As part of the agreement, the Indian government agreed to take back, in addition to the Muslims displaced in the east, Muslims from UP who had left for Pakistan between February I and May 31, 1950, and restore their properties to them. We have seen how the restoration of properties as part of the Nehru-Liaqat Pact was included in the Indian government’s 1960s foreign relations brochure on evacuee property. As a result of this promise, some 95,000 out of an enumerated 135,000 Muslims that had come to West Pakistan in that specified period registered to return to their homes in India. A year later, on June 15, 1951, Liaqat Ali Khan personally saw off 1,500 muhajirs at the train station who were returning to their homes in UP.
“The Long Partition and the Making of Modern South Asia”
Miyas who had migrated from India (particularly Bengal and Assam) after 1947 were invited back and their properties returned by Nehru. Miyas were leaving Assam after partition much like Punjab and Haryana, but Nehru brought them back in 1950-1952 and thensome.

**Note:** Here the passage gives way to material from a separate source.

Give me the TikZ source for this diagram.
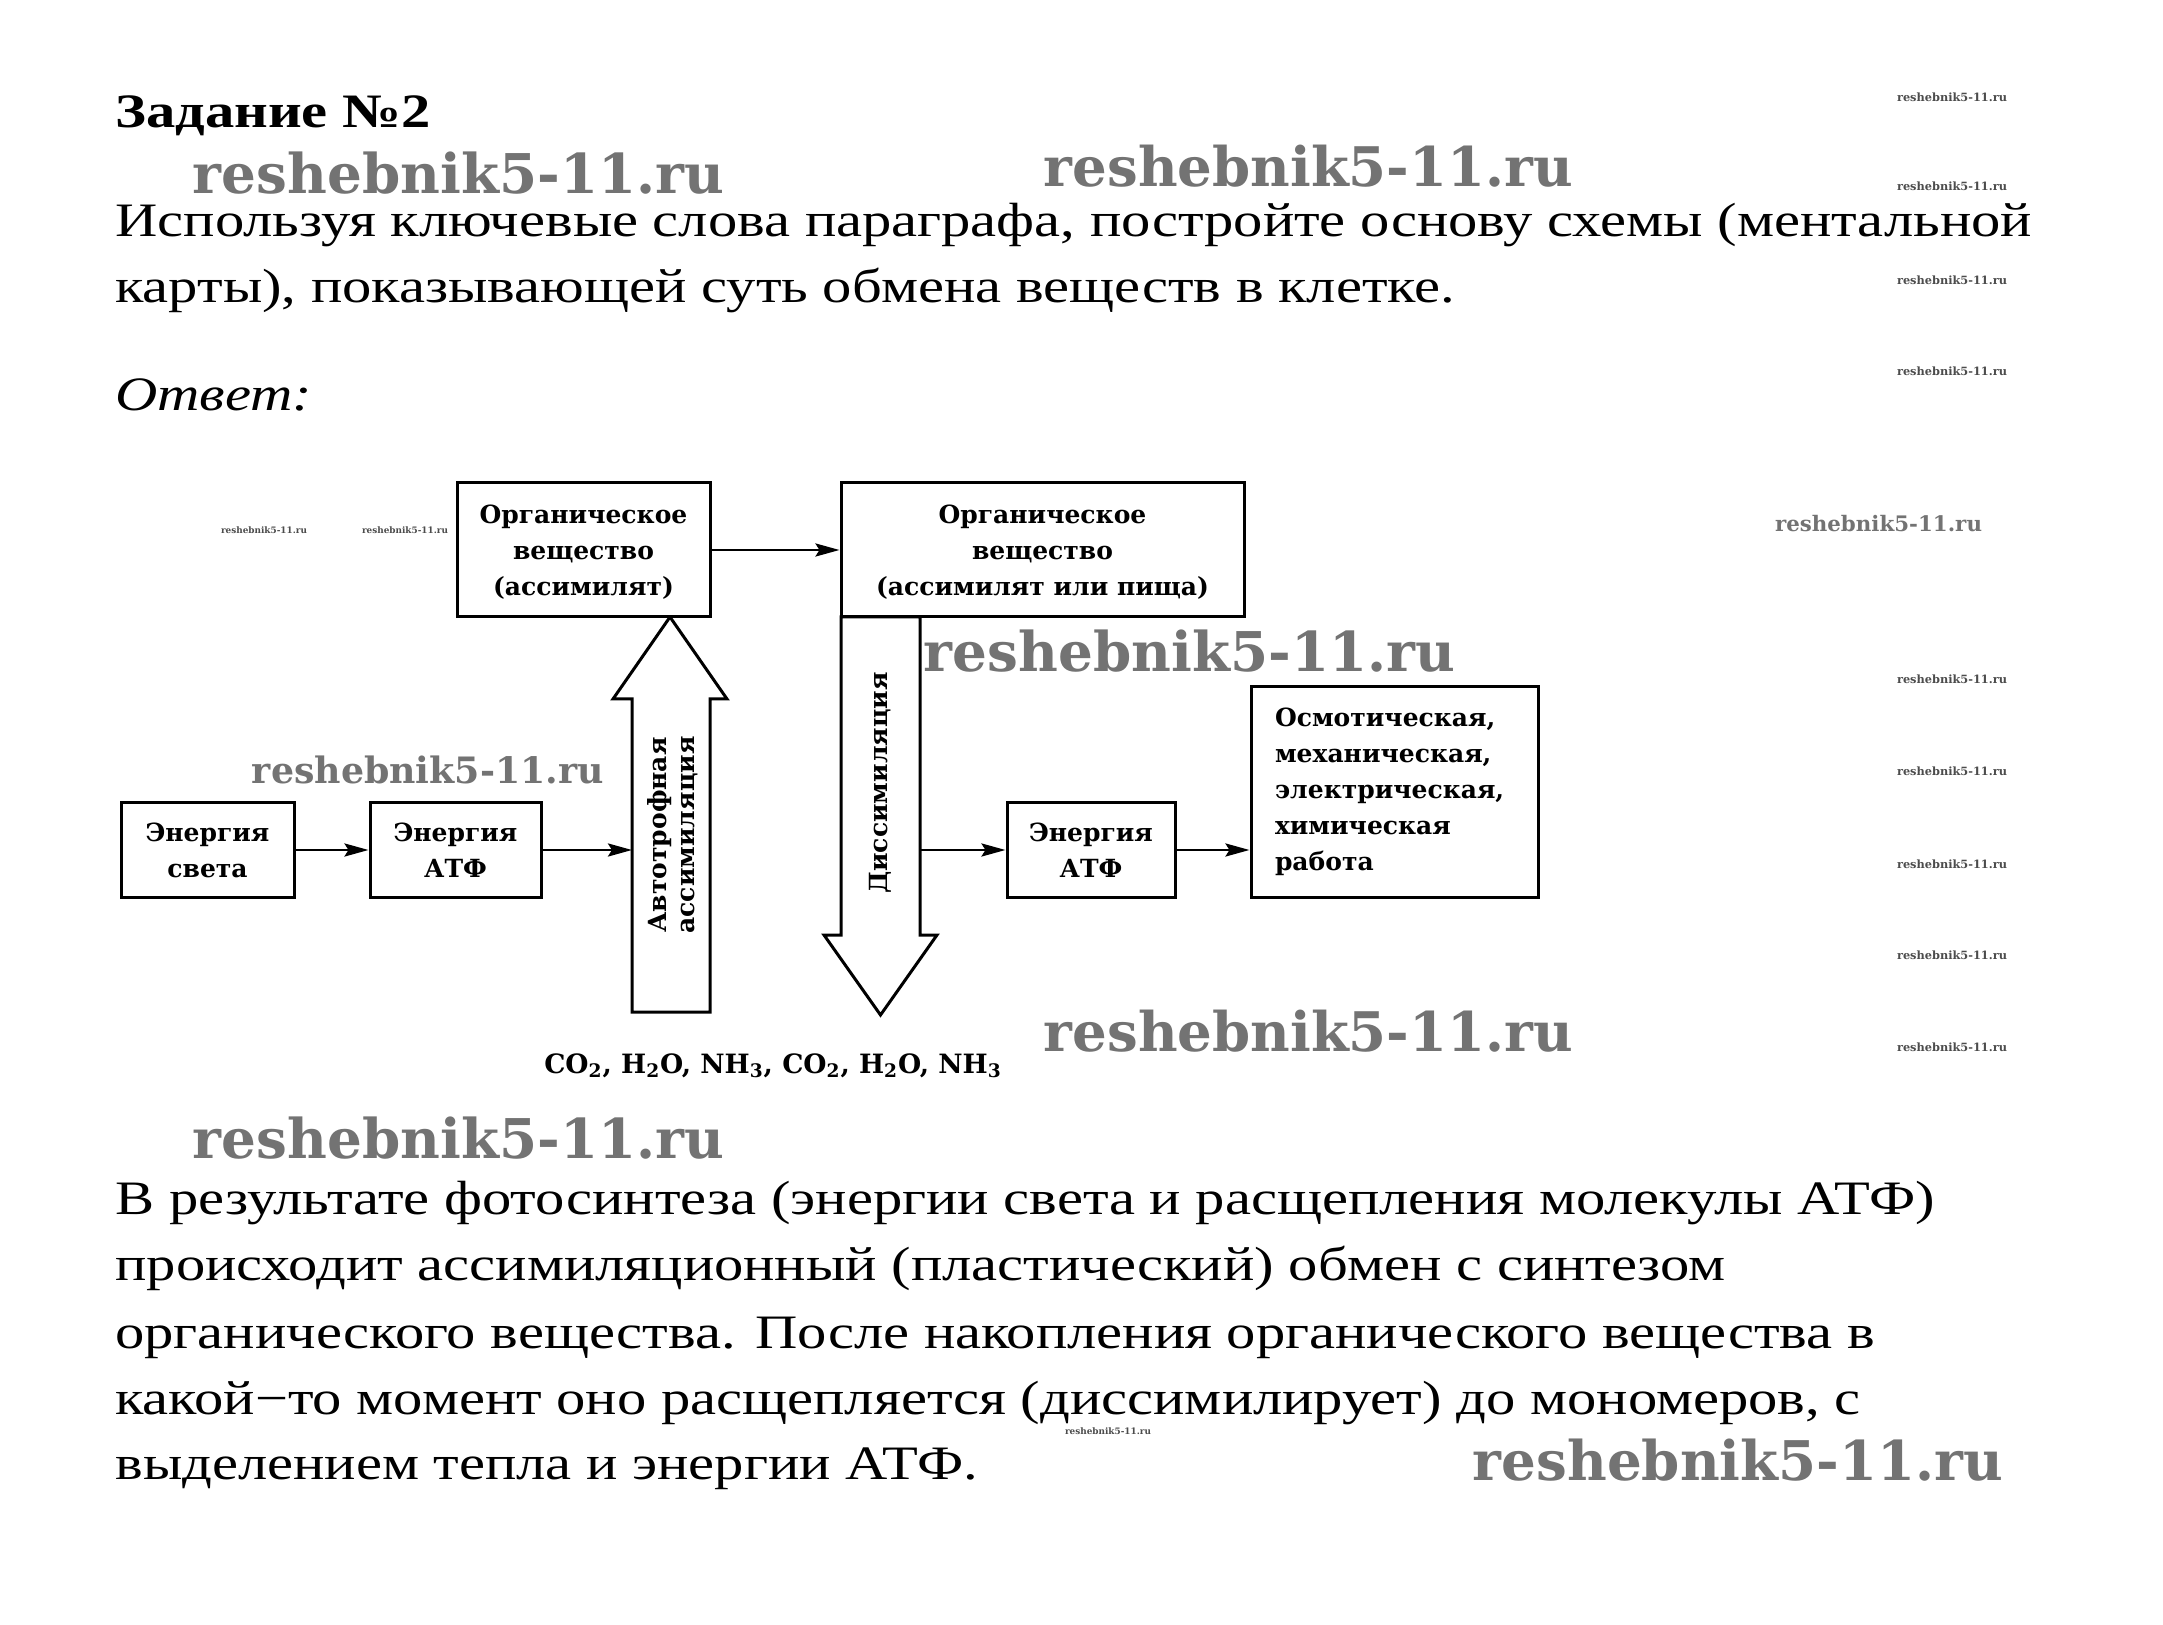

VI Assamese Exceptionalism The politics of demography and the demand for deportation of the immigrants had been the dominant themes of politics in Assam since the beginning of the twentieth century. There were vociferous demands from the Assamese to expel both the Hindu and Muslim Bengalis in Assam. Responding to the situation, Chief Minister Gopinath Bordoloi evicted a large number of Muslims and deported them to Pakistan after independence. But due to the Nehru-Liaquat Ali Pact (1950) they came back in …
“Citizenship in Contemporary Times”
If it weren’t for Nehru, Assam would’ve had 1-2% Muslims max today. Miyas were being evicted from Assam by Gopinath Bordoloi as well, but Nehru overruled him and invited back the ones that were kicked out by him.